Reproduce the material below line by line, beginning with its first line and ending with the line that contains "const refValue = 1;"; leave out pictures.

»»

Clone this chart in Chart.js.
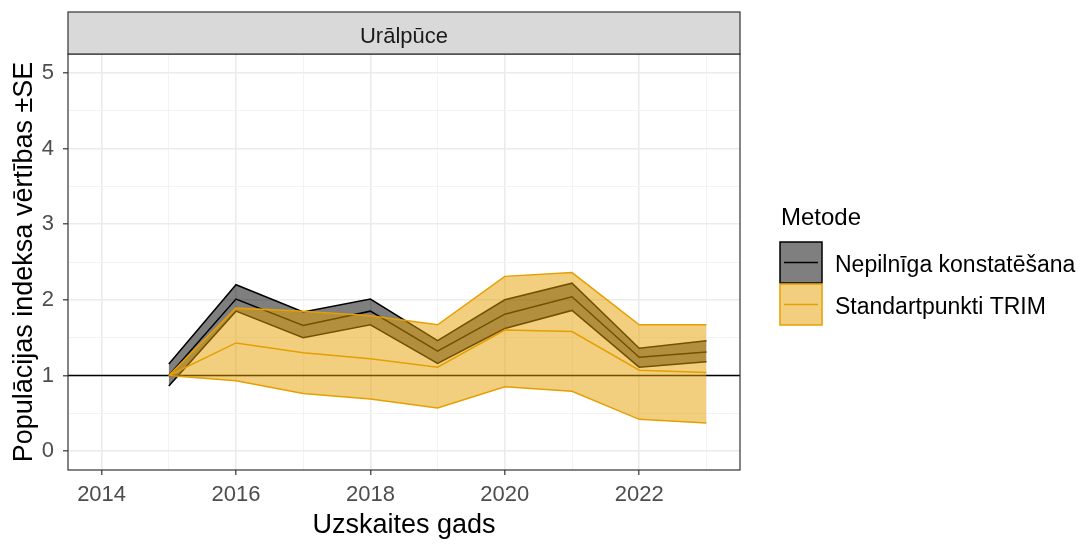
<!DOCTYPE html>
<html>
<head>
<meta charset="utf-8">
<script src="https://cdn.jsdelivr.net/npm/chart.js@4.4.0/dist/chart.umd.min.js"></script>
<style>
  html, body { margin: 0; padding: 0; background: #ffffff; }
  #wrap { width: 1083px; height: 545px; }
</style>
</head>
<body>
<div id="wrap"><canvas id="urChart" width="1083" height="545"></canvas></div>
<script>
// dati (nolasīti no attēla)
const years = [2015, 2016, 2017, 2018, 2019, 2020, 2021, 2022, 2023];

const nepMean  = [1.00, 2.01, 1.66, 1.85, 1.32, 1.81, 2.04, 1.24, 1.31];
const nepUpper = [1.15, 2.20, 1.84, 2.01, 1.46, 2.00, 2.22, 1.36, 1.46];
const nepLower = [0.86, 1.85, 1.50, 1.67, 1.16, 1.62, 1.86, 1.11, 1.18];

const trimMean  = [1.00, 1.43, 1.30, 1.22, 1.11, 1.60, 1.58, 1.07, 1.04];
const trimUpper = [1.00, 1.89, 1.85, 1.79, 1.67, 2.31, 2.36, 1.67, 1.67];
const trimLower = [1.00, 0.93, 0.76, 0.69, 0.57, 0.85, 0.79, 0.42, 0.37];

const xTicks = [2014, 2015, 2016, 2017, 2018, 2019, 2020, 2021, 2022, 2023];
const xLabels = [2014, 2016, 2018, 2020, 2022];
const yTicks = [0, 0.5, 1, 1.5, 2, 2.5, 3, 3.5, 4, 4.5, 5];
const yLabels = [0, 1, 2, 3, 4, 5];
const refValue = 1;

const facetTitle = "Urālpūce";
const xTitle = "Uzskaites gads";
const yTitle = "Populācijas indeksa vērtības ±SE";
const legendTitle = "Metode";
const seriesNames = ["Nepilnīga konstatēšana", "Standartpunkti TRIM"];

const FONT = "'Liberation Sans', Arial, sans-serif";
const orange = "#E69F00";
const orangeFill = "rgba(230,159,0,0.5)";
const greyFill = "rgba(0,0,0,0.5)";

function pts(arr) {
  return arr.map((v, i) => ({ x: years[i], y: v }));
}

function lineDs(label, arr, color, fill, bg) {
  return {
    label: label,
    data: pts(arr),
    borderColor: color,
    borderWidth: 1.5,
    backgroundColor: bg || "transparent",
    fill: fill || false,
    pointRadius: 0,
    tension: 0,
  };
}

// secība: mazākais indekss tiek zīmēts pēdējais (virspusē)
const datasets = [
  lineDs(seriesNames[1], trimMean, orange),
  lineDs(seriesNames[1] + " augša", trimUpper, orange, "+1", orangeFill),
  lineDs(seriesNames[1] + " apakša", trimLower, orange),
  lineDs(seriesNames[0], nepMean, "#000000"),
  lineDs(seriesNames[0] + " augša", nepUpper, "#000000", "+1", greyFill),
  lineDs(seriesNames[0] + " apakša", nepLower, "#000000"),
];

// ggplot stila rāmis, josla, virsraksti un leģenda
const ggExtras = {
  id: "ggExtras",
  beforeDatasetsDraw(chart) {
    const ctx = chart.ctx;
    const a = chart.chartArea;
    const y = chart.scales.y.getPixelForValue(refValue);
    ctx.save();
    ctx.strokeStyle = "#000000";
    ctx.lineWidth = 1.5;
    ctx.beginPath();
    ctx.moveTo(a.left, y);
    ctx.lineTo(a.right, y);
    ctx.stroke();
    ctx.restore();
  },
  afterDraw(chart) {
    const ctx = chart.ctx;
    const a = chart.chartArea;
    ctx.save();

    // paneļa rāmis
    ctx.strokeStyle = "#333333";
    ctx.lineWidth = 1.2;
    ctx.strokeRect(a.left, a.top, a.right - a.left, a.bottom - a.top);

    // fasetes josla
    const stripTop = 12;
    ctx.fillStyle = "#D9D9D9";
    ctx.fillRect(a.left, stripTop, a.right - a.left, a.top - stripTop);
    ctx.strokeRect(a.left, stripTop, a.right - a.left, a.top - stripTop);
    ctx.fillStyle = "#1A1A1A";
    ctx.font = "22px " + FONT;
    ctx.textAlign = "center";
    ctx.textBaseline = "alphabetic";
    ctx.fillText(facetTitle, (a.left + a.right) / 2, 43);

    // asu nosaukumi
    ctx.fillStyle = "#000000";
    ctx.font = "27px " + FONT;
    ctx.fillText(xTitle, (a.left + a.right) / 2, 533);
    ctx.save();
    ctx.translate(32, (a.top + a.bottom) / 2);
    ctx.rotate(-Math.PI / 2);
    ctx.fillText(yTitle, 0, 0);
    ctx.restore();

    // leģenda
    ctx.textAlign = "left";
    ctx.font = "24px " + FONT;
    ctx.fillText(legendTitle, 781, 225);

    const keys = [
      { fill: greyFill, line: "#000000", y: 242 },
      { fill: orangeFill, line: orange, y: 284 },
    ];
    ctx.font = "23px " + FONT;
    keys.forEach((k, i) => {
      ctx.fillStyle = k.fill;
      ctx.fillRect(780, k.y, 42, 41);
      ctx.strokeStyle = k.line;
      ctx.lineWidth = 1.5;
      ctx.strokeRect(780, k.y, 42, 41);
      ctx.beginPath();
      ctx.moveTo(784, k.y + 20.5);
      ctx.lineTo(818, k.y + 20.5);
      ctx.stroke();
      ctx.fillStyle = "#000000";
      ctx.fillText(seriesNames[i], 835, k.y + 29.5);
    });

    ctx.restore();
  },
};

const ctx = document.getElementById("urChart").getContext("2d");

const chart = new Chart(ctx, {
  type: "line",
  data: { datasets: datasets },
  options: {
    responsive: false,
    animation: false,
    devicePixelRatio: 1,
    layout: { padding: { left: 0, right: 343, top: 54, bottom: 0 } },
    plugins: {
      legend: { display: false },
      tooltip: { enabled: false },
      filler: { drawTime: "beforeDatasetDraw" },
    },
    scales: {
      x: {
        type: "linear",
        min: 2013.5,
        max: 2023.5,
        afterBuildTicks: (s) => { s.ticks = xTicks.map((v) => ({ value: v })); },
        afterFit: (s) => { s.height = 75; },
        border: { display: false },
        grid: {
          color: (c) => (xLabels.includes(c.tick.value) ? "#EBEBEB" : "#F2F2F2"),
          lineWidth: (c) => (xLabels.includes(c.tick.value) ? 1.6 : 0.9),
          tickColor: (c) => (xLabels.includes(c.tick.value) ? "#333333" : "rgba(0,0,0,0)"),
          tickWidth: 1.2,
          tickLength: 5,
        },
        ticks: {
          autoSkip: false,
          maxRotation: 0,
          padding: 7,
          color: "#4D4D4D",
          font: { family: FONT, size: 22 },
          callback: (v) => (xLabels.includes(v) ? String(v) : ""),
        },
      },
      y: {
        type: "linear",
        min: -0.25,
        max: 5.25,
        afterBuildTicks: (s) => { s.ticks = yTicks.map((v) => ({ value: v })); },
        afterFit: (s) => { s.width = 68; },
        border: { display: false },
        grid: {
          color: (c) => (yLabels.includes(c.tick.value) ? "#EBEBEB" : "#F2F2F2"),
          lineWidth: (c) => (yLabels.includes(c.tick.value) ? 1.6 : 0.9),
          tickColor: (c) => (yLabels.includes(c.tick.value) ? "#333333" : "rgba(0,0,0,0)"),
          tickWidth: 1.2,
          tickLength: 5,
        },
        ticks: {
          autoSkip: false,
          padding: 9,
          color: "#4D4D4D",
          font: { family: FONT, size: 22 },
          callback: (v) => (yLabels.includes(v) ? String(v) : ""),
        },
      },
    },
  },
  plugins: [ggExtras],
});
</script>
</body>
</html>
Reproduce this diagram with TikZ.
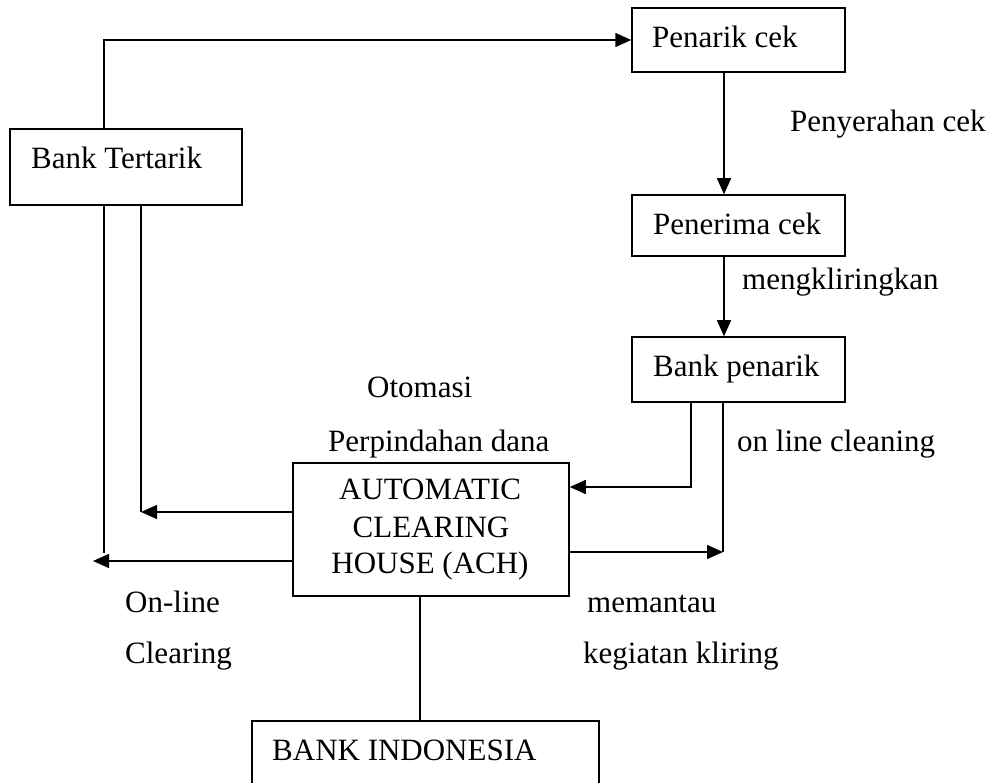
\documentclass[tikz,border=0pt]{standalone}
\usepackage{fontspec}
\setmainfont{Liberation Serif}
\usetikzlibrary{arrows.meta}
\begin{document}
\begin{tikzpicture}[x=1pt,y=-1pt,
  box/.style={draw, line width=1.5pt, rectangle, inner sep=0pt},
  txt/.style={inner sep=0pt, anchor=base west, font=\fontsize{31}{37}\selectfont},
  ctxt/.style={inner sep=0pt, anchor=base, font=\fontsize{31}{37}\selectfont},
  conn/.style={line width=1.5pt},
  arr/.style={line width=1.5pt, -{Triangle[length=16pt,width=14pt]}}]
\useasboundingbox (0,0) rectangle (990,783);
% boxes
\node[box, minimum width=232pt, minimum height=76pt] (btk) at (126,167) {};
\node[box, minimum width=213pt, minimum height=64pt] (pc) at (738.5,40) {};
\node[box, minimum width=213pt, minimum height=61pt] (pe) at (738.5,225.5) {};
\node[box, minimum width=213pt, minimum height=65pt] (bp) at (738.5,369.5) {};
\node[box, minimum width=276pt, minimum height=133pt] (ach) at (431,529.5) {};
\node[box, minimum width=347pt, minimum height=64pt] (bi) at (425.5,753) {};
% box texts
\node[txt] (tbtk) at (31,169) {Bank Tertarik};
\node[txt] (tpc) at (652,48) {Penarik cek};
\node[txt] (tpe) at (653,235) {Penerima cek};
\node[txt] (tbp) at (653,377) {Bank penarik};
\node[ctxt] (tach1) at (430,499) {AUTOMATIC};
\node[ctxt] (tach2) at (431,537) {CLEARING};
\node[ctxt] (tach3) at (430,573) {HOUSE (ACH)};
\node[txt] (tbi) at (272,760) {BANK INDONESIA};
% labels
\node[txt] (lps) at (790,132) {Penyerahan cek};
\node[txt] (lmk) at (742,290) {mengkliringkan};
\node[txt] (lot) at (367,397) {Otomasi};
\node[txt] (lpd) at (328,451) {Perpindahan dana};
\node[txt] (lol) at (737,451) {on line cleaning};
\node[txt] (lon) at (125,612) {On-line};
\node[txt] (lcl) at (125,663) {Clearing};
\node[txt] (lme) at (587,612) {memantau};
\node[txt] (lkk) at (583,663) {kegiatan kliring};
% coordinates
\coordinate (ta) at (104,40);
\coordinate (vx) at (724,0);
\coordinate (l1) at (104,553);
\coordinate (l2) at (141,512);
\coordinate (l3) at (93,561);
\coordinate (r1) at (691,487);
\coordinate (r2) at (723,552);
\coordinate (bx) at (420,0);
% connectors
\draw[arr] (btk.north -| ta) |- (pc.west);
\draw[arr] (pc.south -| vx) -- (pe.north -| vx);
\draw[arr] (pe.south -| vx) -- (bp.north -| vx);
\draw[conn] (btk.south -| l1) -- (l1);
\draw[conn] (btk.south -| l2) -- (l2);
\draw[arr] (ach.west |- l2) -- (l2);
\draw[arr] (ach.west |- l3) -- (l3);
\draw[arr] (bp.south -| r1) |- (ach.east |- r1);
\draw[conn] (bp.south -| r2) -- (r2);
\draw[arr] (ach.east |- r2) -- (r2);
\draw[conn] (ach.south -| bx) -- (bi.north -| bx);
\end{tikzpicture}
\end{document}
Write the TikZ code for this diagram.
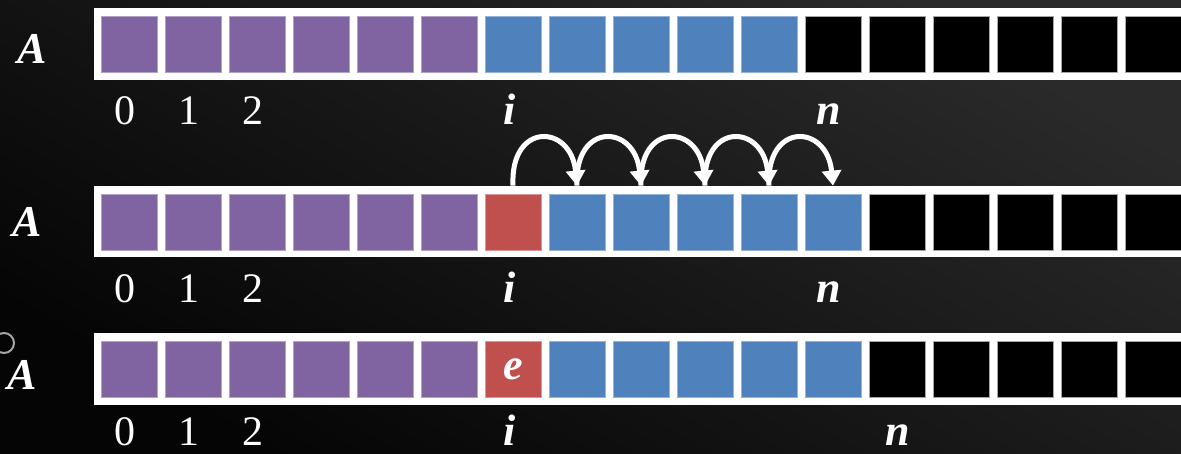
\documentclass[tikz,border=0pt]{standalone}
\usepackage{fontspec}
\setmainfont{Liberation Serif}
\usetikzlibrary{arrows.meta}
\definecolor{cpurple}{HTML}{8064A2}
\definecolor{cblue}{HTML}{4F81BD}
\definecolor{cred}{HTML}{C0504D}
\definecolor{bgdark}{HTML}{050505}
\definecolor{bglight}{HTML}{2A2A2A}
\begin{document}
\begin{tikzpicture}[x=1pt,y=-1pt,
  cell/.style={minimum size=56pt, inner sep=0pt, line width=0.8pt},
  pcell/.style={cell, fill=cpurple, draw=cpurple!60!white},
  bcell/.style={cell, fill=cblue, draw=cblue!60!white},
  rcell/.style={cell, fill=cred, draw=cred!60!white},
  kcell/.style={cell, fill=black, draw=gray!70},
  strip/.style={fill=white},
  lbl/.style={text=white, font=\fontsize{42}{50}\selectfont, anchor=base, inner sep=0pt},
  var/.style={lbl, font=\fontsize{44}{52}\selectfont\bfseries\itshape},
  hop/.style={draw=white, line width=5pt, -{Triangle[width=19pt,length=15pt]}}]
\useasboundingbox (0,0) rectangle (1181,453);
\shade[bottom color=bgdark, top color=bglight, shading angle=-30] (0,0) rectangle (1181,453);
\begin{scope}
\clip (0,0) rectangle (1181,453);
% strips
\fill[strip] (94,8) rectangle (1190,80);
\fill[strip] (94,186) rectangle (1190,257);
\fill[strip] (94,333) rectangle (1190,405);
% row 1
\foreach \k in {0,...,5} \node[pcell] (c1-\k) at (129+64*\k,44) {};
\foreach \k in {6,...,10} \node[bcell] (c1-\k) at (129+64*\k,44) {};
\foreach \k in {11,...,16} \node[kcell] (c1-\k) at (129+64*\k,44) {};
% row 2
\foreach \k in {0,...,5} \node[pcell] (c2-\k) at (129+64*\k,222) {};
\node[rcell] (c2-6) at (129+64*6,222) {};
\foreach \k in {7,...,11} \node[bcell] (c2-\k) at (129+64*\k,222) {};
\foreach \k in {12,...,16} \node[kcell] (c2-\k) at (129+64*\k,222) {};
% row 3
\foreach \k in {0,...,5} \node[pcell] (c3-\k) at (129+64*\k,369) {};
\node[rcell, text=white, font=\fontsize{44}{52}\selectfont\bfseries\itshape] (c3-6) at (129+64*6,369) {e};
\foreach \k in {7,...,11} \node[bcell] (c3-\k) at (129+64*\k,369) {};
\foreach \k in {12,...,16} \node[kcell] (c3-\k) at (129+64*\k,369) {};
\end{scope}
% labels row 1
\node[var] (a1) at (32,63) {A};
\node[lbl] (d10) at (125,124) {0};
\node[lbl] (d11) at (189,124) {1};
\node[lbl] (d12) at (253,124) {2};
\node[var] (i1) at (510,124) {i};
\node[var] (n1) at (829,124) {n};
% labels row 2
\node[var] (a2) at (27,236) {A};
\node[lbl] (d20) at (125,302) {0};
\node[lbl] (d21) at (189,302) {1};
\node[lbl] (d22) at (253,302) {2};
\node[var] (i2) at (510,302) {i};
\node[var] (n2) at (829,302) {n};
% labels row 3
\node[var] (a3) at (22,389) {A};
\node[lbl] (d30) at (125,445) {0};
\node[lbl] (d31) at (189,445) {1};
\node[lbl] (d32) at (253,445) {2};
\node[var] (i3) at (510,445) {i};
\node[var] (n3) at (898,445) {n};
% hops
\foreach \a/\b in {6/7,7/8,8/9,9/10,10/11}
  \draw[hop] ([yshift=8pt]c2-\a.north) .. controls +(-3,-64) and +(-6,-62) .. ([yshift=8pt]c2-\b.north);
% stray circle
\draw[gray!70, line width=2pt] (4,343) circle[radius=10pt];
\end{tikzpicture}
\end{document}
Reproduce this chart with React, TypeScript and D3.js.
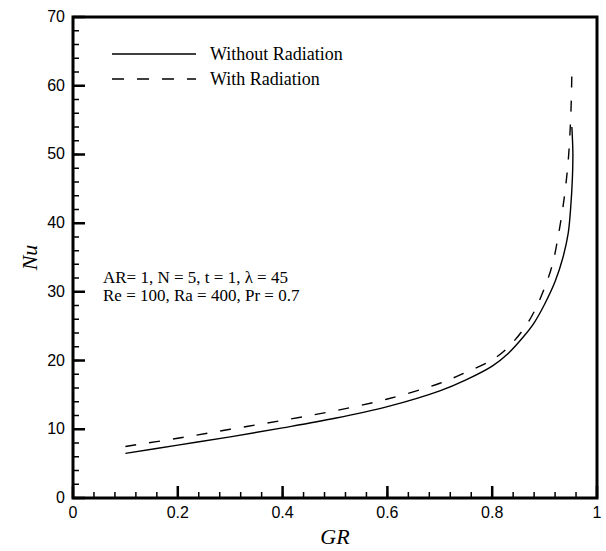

««

**THE RESULT:**
Clone this chart in Chart.js.
<!DOCTYPE html>
<html>
<head>
<meta charset="utf-8">
<script src="https://cdn.jsdelivr.net/npm/chart.js@4.4.0/dist/chart.umd.min.js"></script>
<style>
  html, body { margin: 0; padding: 0; background: #ffffff; }
  #wrap { width: 1083px; height: 545px; }
</style>
</head>
<body>
<div id="wrap"><canvas id="urChart" width="1083" height="545"></canvas></div>
<script>
// dati (nolasīti no attēla)
const years = [2015, 2016, 2017, 2018, 2019, 2020, 2021, 2022, 2023];

const nepMean  = [1.00, 2.01, 1.66, 1.85, 1.32, 1.81, 2.04, 1.24, 1.31];
const nepUpper = [1.15, 2.20, 1.84, 2.01, 1.46, 2.00, 2.22, 1.36, 1.46];
const nepLower = [0.86, 1.85, 1.50, 1.67, 1.16, 1.62, 1.86, 1.11, 1.18];

const trimMean  = [1.00, 1.43, 1.30, 1.22, 1.11, 1.60, 1.58, 1.07, 1.04];
const trimUpper = [1.00, 1.89, 1.85, 1.79, 1.67, 2.31, 2.36, 1.67, 1.67];
const trimLower = [1.00, 0.93, 0.76, 0.69, 0.57, 0.85, 0.79, 0.42, 0.37];

const xTicks = [2014, 2015, 2016, 2017, 2018, 2019, 2020, 2021, 2022, 2023];
const xLabels = [2014, 2016, 2018, 2020, 2022];
const yTicks = [0, 0.5, 1, 1.5, 2, 2.5, 3, 3.5, 4, 4.5, 5];
const yLabels = [0, 1, 2, 3, 4, 5];
const refValue = 1;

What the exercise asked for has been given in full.